<<<<
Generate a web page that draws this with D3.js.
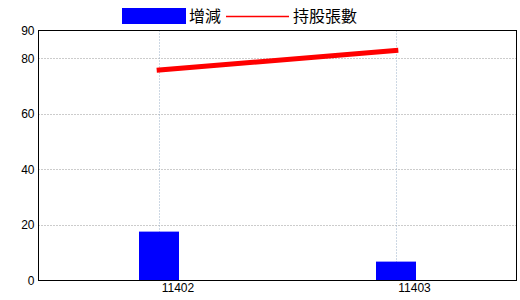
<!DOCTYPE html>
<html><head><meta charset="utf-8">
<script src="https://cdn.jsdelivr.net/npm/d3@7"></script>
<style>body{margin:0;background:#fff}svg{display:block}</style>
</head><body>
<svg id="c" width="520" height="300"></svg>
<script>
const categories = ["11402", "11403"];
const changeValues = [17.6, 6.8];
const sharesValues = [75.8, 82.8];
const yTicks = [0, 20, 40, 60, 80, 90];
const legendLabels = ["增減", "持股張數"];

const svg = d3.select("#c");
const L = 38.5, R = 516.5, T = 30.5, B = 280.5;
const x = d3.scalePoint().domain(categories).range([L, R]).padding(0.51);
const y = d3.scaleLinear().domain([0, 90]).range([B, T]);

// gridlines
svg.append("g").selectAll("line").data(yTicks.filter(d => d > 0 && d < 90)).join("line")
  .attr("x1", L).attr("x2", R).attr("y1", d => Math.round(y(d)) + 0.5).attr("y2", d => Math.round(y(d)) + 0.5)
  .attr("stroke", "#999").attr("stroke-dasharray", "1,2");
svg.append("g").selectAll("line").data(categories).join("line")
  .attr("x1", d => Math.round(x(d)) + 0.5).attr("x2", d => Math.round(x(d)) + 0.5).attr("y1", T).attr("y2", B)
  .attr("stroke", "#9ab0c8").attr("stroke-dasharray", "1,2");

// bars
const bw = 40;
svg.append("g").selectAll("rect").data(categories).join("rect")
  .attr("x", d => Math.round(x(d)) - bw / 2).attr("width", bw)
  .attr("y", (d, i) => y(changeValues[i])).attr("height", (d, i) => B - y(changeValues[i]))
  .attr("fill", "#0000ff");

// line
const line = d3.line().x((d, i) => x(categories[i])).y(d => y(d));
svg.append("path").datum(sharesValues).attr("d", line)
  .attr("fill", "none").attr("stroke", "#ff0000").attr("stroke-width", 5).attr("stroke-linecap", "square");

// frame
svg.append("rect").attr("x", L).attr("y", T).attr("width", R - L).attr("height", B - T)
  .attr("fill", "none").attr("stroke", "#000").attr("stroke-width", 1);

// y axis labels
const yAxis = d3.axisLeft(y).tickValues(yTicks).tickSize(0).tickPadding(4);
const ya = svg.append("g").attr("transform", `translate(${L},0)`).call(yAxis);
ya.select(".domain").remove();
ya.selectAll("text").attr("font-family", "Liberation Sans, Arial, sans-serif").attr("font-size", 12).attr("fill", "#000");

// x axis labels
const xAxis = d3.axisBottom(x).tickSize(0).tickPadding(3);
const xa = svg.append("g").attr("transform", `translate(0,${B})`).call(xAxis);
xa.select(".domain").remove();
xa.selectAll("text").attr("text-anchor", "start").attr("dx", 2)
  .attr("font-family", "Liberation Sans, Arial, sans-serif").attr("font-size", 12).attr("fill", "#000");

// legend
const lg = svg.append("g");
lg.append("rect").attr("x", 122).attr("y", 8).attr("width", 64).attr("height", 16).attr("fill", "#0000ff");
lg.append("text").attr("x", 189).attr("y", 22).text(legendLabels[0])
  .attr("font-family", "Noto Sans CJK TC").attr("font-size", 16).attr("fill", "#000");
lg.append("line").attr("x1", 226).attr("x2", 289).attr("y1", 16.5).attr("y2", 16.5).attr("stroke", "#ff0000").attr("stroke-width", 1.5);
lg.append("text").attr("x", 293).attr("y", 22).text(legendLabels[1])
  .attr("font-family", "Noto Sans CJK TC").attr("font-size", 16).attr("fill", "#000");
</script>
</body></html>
>>>>
<<<<
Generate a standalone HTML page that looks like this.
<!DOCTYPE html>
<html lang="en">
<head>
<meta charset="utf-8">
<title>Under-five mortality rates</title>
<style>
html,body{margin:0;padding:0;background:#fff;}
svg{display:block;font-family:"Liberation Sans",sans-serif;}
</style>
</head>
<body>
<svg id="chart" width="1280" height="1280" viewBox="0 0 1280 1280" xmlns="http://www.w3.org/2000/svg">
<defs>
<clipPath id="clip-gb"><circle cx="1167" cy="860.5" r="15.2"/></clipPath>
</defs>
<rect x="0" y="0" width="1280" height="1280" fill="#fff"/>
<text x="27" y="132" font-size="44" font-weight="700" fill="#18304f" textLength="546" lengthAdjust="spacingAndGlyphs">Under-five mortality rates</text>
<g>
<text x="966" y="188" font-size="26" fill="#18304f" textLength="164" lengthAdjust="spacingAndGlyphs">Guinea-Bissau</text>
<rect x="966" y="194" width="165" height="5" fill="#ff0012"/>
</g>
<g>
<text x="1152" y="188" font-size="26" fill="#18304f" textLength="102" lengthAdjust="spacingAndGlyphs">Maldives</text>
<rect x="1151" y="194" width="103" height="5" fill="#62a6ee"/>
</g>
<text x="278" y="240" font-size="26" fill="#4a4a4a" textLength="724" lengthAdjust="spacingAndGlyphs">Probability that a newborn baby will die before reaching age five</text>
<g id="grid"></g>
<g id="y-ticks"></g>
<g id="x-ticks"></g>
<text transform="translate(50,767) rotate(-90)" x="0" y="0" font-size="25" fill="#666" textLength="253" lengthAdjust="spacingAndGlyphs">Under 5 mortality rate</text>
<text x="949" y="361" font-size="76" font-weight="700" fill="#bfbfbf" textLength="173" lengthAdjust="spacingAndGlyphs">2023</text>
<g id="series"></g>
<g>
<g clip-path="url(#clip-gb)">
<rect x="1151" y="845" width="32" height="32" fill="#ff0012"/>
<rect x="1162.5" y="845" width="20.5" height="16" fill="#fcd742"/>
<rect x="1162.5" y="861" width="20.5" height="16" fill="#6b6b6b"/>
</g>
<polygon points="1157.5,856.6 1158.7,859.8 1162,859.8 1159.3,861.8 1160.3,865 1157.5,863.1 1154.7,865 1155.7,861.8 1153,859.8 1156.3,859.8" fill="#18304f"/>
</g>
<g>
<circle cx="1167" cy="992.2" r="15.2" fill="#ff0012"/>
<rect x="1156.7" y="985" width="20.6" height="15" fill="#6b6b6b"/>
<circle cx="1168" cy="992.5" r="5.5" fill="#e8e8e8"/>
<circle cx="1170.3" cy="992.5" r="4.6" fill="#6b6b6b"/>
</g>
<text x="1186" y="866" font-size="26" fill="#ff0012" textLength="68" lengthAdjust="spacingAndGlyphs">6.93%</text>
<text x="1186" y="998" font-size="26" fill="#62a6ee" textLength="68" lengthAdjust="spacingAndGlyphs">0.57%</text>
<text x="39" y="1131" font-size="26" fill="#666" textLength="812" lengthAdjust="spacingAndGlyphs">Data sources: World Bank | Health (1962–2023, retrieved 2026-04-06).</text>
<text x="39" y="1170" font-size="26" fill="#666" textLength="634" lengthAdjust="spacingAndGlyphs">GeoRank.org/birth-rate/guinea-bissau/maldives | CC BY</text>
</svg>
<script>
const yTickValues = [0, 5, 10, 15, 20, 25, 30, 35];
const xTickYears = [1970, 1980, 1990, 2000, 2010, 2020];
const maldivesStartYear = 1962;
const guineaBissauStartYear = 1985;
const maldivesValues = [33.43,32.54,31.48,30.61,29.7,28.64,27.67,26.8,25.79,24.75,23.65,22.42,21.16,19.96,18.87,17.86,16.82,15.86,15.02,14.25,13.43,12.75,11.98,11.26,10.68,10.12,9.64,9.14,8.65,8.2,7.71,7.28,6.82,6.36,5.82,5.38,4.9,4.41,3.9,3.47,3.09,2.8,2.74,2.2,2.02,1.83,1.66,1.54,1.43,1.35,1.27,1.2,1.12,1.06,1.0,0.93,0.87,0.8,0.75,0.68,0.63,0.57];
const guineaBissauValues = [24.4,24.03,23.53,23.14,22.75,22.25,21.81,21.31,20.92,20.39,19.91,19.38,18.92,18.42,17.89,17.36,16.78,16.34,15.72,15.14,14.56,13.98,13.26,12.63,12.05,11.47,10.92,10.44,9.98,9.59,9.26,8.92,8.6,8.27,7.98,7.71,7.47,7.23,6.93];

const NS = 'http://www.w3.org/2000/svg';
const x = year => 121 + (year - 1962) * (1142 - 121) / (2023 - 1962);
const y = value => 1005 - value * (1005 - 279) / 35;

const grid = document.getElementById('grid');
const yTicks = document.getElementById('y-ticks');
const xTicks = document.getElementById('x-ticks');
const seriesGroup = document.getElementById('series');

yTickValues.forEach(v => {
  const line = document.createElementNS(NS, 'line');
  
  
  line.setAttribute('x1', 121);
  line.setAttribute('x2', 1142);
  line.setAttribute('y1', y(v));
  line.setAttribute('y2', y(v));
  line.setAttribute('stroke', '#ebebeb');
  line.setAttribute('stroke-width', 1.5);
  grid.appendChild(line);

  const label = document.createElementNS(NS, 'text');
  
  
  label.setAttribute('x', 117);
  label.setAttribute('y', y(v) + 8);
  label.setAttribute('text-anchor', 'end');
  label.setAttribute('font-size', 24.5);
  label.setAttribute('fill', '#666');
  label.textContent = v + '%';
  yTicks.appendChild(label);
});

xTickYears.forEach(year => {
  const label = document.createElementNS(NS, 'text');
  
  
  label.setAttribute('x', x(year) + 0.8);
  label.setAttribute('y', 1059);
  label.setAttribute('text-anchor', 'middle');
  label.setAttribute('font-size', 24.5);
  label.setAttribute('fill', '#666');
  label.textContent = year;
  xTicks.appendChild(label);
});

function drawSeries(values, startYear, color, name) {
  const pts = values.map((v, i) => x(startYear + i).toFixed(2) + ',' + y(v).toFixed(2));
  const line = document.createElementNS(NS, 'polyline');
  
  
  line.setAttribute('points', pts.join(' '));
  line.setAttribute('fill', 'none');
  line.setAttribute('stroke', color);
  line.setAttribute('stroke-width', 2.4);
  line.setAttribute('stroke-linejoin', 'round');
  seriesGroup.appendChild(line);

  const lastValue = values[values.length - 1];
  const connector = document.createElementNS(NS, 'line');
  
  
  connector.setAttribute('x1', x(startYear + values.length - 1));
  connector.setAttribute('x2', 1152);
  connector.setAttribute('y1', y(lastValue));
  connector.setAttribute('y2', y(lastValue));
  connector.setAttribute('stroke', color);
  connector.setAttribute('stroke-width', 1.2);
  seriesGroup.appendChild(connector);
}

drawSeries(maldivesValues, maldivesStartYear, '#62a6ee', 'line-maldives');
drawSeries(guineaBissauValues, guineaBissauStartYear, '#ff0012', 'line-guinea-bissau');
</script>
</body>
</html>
>>>>
<<<<
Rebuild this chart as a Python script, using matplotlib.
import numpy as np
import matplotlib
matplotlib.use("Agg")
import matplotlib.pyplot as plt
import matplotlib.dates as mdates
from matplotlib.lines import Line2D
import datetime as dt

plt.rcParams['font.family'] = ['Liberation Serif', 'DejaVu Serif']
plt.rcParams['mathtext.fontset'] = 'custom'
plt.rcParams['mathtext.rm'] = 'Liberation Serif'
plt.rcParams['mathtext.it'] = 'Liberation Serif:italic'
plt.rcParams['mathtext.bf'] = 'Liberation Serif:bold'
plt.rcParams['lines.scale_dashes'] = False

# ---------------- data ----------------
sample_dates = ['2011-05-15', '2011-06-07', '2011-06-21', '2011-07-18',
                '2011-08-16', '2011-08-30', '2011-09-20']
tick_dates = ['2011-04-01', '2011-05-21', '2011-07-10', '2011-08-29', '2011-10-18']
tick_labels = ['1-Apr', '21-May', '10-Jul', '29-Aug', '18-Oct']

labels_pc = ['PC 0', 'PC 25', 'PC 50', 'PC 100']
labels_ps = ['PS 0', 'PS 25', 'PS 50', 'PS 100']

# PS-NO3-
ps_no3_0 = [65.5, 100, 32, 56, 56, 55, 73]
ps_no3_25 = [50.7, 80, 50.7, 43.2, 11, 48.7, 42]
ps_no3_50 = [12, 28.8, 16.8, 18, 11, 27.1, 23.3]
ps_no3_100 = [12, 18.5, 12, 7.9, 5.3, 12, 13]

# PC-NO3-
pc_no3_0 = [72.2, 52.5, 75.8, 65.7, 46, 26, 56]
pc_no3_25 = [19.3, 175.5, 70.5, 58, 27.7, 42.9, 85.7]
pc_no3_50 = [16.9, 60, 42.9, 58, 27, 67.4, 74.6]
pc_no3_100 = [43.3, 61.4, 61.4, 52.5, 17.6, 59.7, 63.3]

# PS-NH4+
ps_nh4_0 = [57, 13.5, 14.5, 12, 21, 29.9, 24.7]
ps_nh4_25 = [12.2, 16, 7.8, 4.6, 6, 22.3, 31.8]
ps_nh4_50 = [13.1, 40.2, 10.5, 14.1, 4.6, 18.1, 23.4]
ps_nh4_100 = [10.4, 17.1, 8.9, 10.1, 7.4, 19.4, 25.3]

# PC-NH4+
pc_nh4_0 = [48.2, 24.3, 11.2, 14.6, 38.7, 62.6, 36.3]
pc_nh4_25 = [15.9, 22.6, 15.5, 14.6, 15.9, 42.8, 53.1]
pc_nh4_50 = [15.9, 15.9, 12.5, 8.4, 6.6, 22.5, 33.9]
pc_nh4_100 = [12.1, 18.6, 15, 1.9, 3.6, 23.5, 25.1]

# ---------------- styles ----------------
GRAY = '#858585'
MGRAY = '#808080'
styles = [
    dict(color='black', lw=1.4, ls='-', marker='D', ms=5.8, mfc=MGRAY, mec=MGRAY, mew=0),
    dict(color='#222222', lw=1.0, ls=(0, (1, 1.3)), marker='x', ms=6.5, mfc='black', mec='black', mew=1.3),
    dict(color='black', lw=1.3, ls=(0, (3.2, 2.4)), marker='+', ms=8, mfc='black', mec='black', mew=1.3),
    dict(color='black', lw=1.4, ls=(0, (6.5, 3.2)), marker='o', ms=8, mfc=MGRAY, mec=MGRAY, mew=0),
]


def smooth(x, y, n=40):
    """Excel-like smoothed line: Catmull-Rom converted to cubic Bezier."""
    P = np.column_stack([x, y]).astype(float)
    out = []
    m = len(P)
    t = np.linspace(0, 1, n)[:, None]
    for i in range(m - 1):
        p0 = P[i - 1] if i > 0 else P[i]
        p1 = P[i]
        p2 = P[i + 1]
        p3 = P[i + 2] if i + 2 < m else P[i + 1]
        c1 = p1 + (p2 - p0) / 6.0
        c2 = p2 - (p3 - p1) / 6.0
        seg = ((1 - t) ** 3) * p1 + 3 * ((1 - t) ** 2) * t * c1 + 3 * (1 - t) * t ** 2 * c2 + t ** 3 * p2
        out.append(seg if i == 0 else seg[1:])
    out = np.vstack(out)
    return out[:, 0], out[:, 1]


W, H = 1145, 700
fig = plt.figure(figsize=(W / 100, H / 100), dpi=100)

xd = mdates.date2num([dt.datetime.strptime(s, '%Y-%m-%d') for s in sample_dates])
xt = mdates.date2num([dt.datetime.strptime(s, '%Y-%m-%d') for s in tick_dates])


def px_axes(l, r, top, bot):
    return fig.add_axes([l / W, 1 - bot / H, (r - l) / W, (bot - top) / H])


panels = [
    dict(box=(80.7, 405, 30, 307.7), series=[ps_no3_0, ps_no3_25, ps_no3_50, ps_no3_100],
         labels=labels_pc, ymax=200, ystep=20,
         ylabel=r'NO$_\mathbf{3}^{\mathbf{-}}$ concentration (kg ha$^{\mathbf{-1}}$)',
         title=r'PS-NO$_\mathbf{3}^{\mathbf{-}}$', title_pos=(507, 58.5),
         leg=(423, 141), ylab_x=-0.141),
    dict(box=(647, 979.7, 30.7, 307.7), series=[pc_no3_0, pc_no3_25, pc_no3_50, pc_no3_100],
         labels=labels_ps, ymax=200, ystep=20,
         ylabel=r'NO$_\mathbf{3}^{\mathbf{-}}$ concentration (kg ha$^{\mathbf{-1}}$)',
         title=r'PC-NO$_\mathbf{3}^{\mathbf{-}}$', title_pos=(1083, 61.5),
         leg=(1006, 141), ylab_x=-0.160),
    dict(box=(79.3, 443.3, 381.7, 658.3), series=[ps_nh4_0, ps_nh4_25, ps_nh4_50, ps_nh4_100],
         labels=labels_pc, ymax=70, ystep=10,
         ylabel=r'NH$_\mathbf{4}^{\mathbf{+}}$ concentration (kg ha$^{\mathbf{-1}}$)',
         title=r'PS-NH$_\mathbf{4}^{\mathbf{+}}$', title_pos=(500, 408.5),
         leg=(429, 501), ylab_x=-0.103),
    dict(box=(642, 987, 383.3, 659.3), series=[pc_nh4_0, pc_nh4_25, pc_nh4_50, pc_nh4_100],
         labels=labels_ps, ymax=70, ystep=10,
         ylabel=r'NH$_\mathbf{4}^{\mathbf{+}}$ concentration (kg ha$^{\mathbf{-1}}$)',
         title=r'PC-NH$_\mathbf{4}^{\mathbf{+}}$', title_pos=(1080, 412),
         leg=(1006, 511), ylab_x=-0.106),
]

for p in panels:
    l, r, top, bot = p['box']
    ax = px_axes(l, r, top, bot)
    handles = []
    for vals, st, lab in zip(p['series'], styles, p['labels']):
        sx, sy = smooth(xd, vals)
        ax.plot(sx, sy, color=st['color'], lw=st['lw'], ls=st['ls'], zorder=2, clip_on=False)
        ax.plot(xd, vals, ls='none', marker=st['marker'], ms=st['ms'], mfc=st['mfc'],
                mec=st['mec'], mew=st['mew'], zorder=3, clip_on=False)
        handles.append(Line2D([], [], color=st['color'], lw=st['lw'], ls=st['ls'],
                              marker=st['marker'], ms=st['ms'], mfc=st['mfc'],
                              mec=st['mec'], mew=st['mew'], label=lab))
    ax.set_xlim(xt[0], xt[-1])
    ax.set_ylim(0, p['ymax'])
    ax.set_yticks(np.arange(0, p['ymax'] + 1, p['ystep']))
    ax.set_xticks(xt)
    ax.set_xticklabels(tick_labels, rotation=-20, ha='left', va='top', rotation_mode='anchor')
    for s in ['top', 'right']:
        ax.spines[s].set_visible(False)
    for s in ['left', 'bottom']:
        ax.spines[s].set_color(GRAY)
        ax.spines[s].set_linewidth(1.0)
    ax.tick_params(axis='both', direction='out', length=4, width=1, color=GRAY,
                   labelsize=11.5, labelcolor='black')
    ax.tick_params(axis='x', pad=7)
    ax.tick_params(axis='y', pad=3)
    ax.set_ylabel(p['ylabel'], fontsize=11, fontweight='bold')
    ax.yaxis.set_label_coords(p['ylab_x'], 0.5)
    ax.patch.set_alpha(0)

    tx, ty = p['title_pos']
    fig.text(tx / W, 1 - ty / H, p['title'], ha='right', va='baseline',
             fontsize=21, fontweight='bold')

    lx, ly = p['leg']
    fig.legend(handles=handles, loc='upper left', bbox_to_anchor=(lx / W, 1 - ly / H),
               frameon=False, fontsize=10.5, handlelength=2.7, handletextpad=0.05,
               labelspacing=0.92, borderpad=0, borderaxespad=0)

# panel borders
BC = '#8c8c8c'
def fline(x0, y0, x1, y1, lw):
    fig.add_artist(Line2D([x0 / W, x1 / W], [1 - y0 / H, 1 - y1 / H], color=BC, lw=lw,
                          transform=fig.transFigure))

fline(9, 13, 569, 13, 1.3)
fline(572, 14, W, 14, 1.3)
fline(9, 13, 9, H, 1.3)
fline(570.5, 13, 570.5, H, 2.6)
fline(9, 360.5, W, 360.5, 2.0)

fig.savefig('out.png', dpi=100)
>>>>
- [STATED PROBLEM]: Among the entries above, locate the line with "Generate a web" and the line with "const y = d3.scaleLinear().domain([0, 90]).range([B, T]);". Give those two lines and all lines between them again, exactly, leaving out the pictures.

- [RESULT FOR THIS TASK]:
Generate a web page that draws this with D3.js.
<!DOCTYPE html>
<html><head><meta charset="utf-8">
<script src="https://cdn.jsdelivr.net/npm/d3@7"></script>
<style>body{margin:0;background:#fff}svg{display:block}</style>
</head><body>
<svg id="c" width="520" height="300"></svg>
<script>
const categories = ["11402", "11403"];
const changeValues = [17.6, 6.8];
const sharesValues = [75.8, 82.8];
const yTicks = [0, 20, 40, 60, 80, 90];
const legendLabels = ["增減", "持股張數"];

const svg = d3.select("#c");
const L = 38.5, R = 516.5, T = 30.5, B = 280.5;
const x = d3.scalePoint().domain(categories).range([L, R]).padding(0.51);
const y = d3.scaleLinear().domain([0, 90]).range([B, T]);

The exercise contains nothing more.